# Available Attachments for Bolens Tubeframes



## guest2 (Dec 27, 2003)

Here's a few pages from the 1967 Bolens Specifications catalog showing available attachments. Keep in mind the 750 had a 7hp B&S, the 850 had an 8 1/4 hp wisconsin, the 1050 a 10hp wisconsin, and the "new" largeframe 1250 a 12 1/2 hp wisconsin. Notice on the chart that most of the attachments were for the tubeframes especially the 1050. Even though it was the first year for the 1250 the tubeframes always had more attachments available.


----------



## guest2 (Dec 27, 2003)

Here's another page:


----------



## guest2 (Dec 27, 2003)

A few more...


----------



## guest2 (Dec 27, 2003)

and more...


----------



## guest2 (Dec 27, 2003)

Here's a chart showing application


----------



## CatDaddy (May 30, 2004)

Man! I really like that generator attachment. It'd be perfect for occasional power outages during hurricane season.
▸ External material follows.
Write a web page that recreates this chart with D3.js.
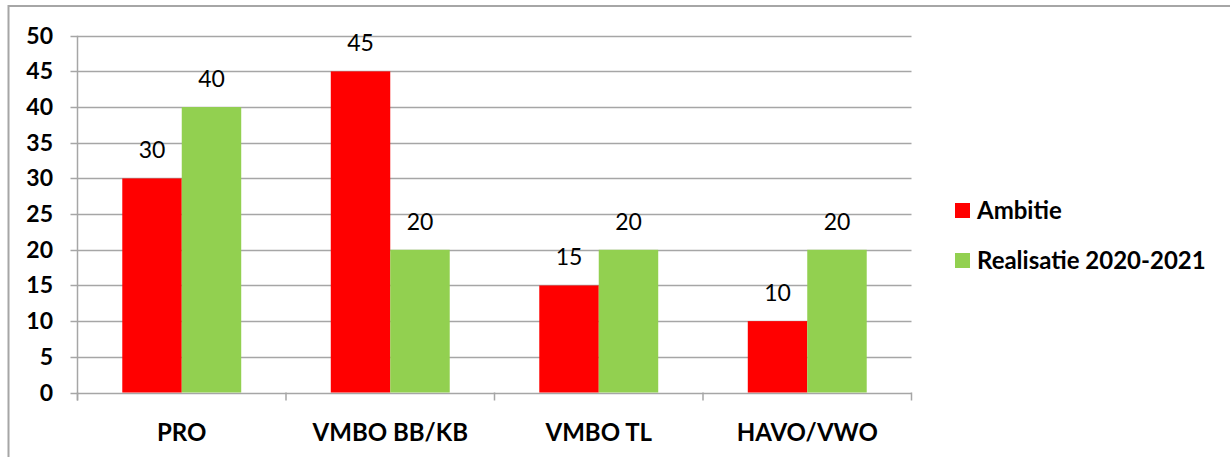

Wish there was something like that for my Husqy. Maybe it's fab time.


----------



## aegt5000 (Feb 22, 2004)

Wow…that’s awesome, especially when you think about most of the
applications were for 10hp and less tractors.
Did you use your new scanner on those pages ? They are much better
than most of the other scans I have seen posted. Nice job.


----------



## guest2 (Dec 27, 2003)

aegt5000
That's what I was trying to explain in that other thread, these things WERE and ARE real workhorses.

Yeah, playing with the new toy! Did you see the intro of the 1250 in the "test" forum?


----------



## aegt5000 (Feb 22, 2004)

sixchows...

Yes I saw the intro to the 1250 on the Test forum, those scans
look really sharp too. What scanner (Make / Model) did you get ?
How much $ was it, I would like to get one for the house.

It looks like it does a great job, would you recommend it ?


----------